# [Goal]
All the records that follow need to be reproduced exactly. Omit the images.

[Rows from a dataset]
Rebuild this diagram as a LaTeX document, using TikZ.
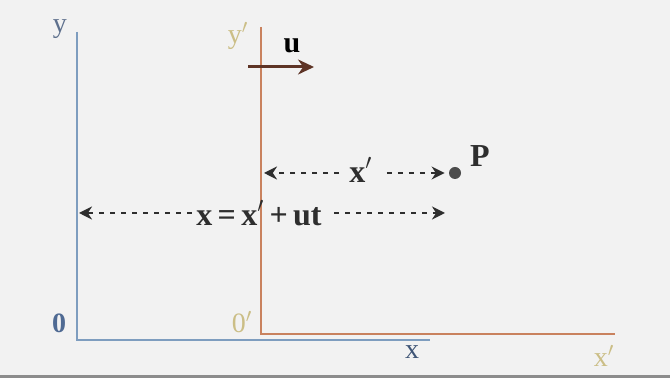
\documentclass[tikz,border=0pt]{standalone}
\usepackage{fontspec}
\setmainfont{Liberation Serif}
\usepackage{xcolor}
\usepackage{tikz}
\usetikzlibrary{
    arrows.meta,
    positioning,
    calc
}
\definecolor{paper}{HTML}{F2F2F2}
\definecolor{frameblue}{HTML}{7E9DBF}
\definecolor{framerust}{HTML}{C9825E}
\definecolor{labelblue}{HTML}{4F6A93}
\definecolor{labelkhaki}{HTML}{CBBE86}
\definecolor{velbrown}{HTML}{5E3426}
\definecolor{dimgrey}{HTML}{2E2E2E}

\begin{document}
\begin{tikzpicture}[
    x=0.5pt, y=-0.5pt,
    axis/.style={line width=1.25pt, draw=#1},
    lbl/.style={font=\fontsize{14}{16}\selectfont, text=#1, inner sep=1pt},
    dimlbl/.style={font=\fontsize{16}{18}\selectfont\bfseries, text=dimgrey, inner sep=1pt},
    dimarrow/.style={dimgrey, line width=1.2pt, dash pattern=on 2.5pt off 3pt, -{Stealth[length=6.5pt,width=6.5pt]}},
]
    % Background
    \fill[paper] (0,0) rectangle (670,378);
    \fill[black!45] (0,375) rectangle (670,378);
    \useasboundingbox (0,0) rectangle (670,378);

    % Frame S (blue)
    \coordinate (o) at (77,340);
    \coordinate (oy) at (77,32);
    \coordinate (ox) at (430,340);
    \draw[axis=frameblue] (oy) -- (o) -- (ox);
    \node[lbl=labelblue!70!gray] (ylab) at (60,29) {y};
    \node[lbl=labelblue, font=\fontsize{14}{16}\selectfont\bfseries] (olab) at (59,323) {0};
    \node[lbl=labelblue!80!black] (xlab) at (412,352) {x};

    % Frame S' (rust)
    \coordinate (op) at (261,334);
    \coordinate (opy) at (261,27);
    \coordinate (opx) at (615,334);
    \draw[axis=framerust] (opy) -- (op) -- (opx);
    \node[lbl=labelkhaki] (yplab) at (238,36) {y$'$};
    \node[lbl=labelkhaki] (oplab) at (242,322) {0$'$};
    \node[lbl=labelkhaki] (xplab) at (604,356) {x$'$};

    % Velocity of S'
    \coordinate (ustart) at (248,67);
    \coordinate (uend) at (314,67);
    \draw[velbrown, line width=1.5pt, -{Stealth[length=8pt,width=7.5pt]}] (ustart) -- (uend);
    \node[lbl=black, font=\fontsize{15}{17}\selectfont\bfseries] (ulab) at (292,46) {u};

    % Point P
    \node[circle, fill=black!70, minimum size=6pt, inner sep=0pt] (P) at (455,173) {};
    \node[dimlbl] (Plab) at (480,156) {P};

    % x' distance
    \node[dimlbl] (xpdist) at (361,170) {x$'$};
    \coordinate (xpleft) at (264,173);
    \draw[dimarrow] ($(xpdist.west |- P)+(-8,0)$) -- (xpleft);
    \draw[dimarrow, shorten >=2pt] ($(xpdist.east |- P)+(12,0)$) -- (P.west);

    % x = x' + ut distance
    \node[dimlbl] (xdist) at (259,213) {x\,=\,x$'$\,+\,ut};
    \coordinate (xleft) at (79,213);
    \coordinate (xright) at (445,213);
    \draw[dimarrow] ($(xdist.west)+(-2,0)$) -- (xleft);
    \draw[dimarrow] ($(xdist.east)+(10,0)$) -- (xright);

\end{tikzpicture}
\end{document}
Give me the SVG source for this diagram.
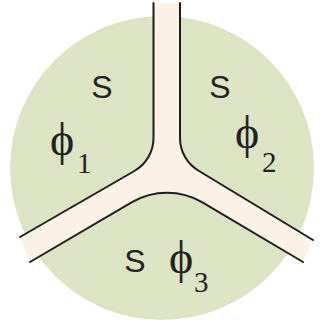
<svg xmlns="http://www.w3.org/2000/svg" width="320" height="330" viewBox="0 0 320 330">
<style>
.ln{fill:none;stroke:#1e1e1e;stroke-width:2;stroke-linecap:round}
.s{font-family:"Liberation Sans",Arial,sans-serif;font-size:32px;fill:#222}
.phi{font-family:"Liberation Serif","DejaVu Serif","Times New Roman",serif;font-size:46px;fill:#222}
.sub{font-family:"Liberation Serif","Times New Roman",serif;font-size:29px;fill:#222}
</style>
<rect width="320" height="330" fill="#ffffff"/>
<g id="disc">
<circle cx="162" cy="168" r="152" fill="#dde4c3"/>
</g>
<g id="channel">
<path d="M153.5,3 V138 A38,38 0 0 1 134.4,171 L20,237 L30,262 L132,202.2 A70,70 0 0 1 202,202.2 L303,262 L313,240 L199.05,171 A38,38 0 0 1 180,138 V3 Z" fill="#fbf1e4"/>
</g>
<g id="connectors">
<path class="ln" d="M153.5,3 V138 A38,38 0 0 1 134.4,171 L20,237"/>
<path class="ln" d="M180,3 V138 A38,38 0 0 0 199.05,171 L313,240"/>
<path class="ln" d="M30,262 L132,202.2 A70,70 0 0 1 202,202.2 L303,262"/>
</g>
<g id="region1">
<text class="s" x="102" y="98" text-anchor="middle">S</text>
<text class="phi" x="62" y="155" text-anchor="middle">ϕ</text>
<text class="sub" x="77" y="173">1</text>
</g>
<g id="region2">
<text class="s" x="220" y="98" text-anchor="middle">S</text>
<text class="phi" x="247" y="148" text-anchor="middle">ϕ</text>
<text class="sub" x="262" y="172">2</text>
</g>
<g id="region3">
<text class="s" x="135" y="272" text-anchor="middle">S</text>
<text class="phi" x="181" y="273" text-anchor="middle">ϕ</text>
<text class="sub" x="194" y="292">3</text>
</g>
</svg>
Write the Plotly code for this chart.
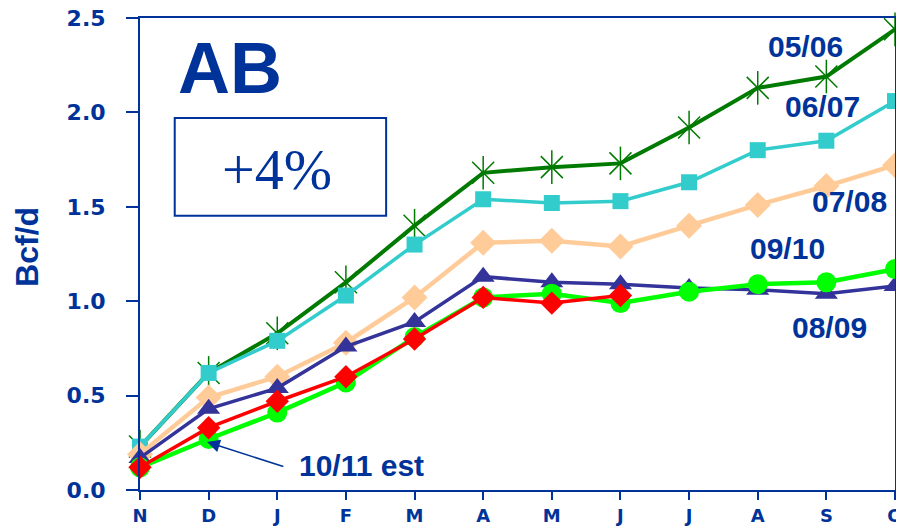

# [Full response]
Rebuild this diagram as a LaTeX document, using TikZ.
\documentclass[tikz,border=0pt]{standalone}
\usepackage{fontspec}
\setmainfont{Liberation Serif}
\usepackage{xcolor}
\usepackage{tikz}
\usetikzlibrary{
    arrows.meta,
    positioning,
    calc
}
\definecolor{paper}{HTML}{F2F2F2}
\definecolor{frameblue}{HTML}{7E9DBF}
\definecolor{framerust}{HTML}{C9825E}
\definecolor{labelblue}{HTML}{4F6A93}
\definecolor{labelkhaki}{HTML}{CBBE86}
\definecolor{velbrown}{HTML}{5E3426}
\definecolor{dimgrey}{HTML}{2E2E2E}

\begin{document}
\begin{tikzpicture}[
    x=0.5pt, y=-0.5pt,
    axis/.style={line width=1.25pt, draw=#1},
    lbl/.style={font=\fontsize{14}{16}\selectfont, text=#1, inner sep=1pt},
    dimlbl/.style={font=\fontsize{16}{18}\selectfont\bfseries, text=dimgrey, inner sep=1pt},
    dimarrow/.style={dimgrey, line width=1.2pt, dash pattern=on 2.5pt off 3pt, -{Stealth[length=6.5pt,width=6.5pt]}},
]
    % Background
    \fill[paper] (0,0) rectangle (670,378);
    \fill[black!45] (0,375) rectangle (670,378);
    \useasboundingbox (0,0) rectangle (670,378);

    % Frame S (blue)
    \coordinate (o) at (77,340);
    \coordinate (oy) at (77,32);
    \coordinate (ox) at (430,340);
    \draw[axis=frameblue] (oy) -- (o) -- (ox);
    \node[lbl=labelblue!70!gray] (ylab) at (60,29) {y};
    \node[lbl=labelblue, font=\fontsize{14}{16}\selectfont\bfseries] (olab) at (59,323) {0};
    \node[lbl=labelblue!80!black] (xlab) at (412,352) {x};

    % Frame S' (rust)
    \coordinate (op) at (261,334);
    \coordinate (opy) at (261,27);
    \coordinate (opx) at (615,334);
    \draw[axis=framerust] (opy) -- (op) -- (opx);
    \node[lbl=labelkhaki] (yplab) at (238,36) {y$'$};
    \node[lbl=labelkhaki] (oplab) at (242,322) {0$'$};
    \node[lbl=labelkhaki] (xplab) at (604,356) {x$'$};

    % Velocity of S'
    \coordinate (ustart) at (248,67);
    \coordinate (uend) at (314,67);
    \draw[velbrown, line width=1.5pt, -{Stealth[length=8pt,width=7.5pt]}] (ustart) -- (uend);
    \node[lbl=black, font=\fontsize{15}{17}\selectfont\bfseries] (ulab) at (292,46) {u};

    % Point P
    \node[circle, fill=black!70, minimum size=6pt, inner sep=0pt] (P) at (455,173) {};
    \node[dimlbl] (Plab) at (480,156) {P};

    % x' distance
    \node[dimlbl] (xpdist) at (361,170) {x$'$};
    \coordinate (xpleft) at (264,173);
    \draw[dimarrow] ($(xpdist.west |- P)+(-8,0)$) -- (xpleft);
    \draw[dimarrow, shorten >=2pt] ($(xpdist.east |- P)+(12,0)$) -- (P.west);

    % x = x' + ut distance
    \node[dimlbl] (xdist) at (259,213) {x\,=\,x$'$\,+\,ut};
    \coordinate (xleft) at (79,213);
    \coordinate (xright) at (445,213);
    \draw[dimarrow] ($(xdist.west)+(-2,0)$) -- (xleft);
    \draw[dimarrow] ($(xdist.east)+(10,0)$) -- (xright);

\end{tikzpicture}
\end{document}
Give me the SVG source for this diagram.
<svg xmlns="http://www.w3.org/2000/svg" width="320" height="330" viewBox="0 0 320 330">
<style>
.ln{fill:none;stroke:#1e1e1e;stroke-width:2;stroke-linecap:round}
.s{font-family:"Liberation Sans",Arial,sans-serif;font-size:32px;fill:#222}
.phi{font-family:"Liberation Serif","DejaVu Serif","Times New Roman",serif;font-size:46px;fill:#222}
.sub{font-family:"Liberation Serif","Times New Roman",serif;font-size:29px;fill:#222}
</style>
<rect width="320" height="330" fill="#ffffff"/>
<g id="disc">
<circle cx="162" cy="168" r="152" fill="#dde4c3"/>
</g>
<g id="channel">
<path d="M153.5,3 V138 A38,38 0 0 1 134.4,171 L20,237 L30,262 L132,202.2 A70,70 0 0 1 202,202.2 L303,262 L313,240 L199.05,171 A38,38 0 0 1 180,138 V3 Z" fill="#fbf1e4"/>
</g>
<g id="connectors">
<path class="ln" d="M153.5,3 V138 A38,38 0 0 1 134.4,171 L20,237"/>
<path class="ln" d="M180,3 V138 A38,38 0 0 0 199.05,171 L313,240"/>
<path class="ln" d="M30,262 L132,202.2 A70,70 0 0 1 202,202.2 L303,262"/>
</g>
<g id="region1">
<text class="s" x="102" y="98" text-anchor="middle">S</text>
<text class="phi" x="62" y="155" text-anchor="middle">ϕ</text>
<text class="sub" x="77" y="173">1</text>
</g>
<g id="region2">
<text class="s" x="220" y="98" text-anchor="middle">S</text>
<text class="phi" x="247" y="148" text-anchor="middle">ϕ</text>
<text class="sub" x="262" y="172">2</text>
</g>
<g id="region3">
<text class="s" x="135" y="272" text-anchor="middle">S</text>
<text class="phi" x="181" y="273" text-anchor="middle">ϕ</text>
<text class="sub" x="194" y="292">3</text>
</g>
</svg>
Write the Plotly code for this chart.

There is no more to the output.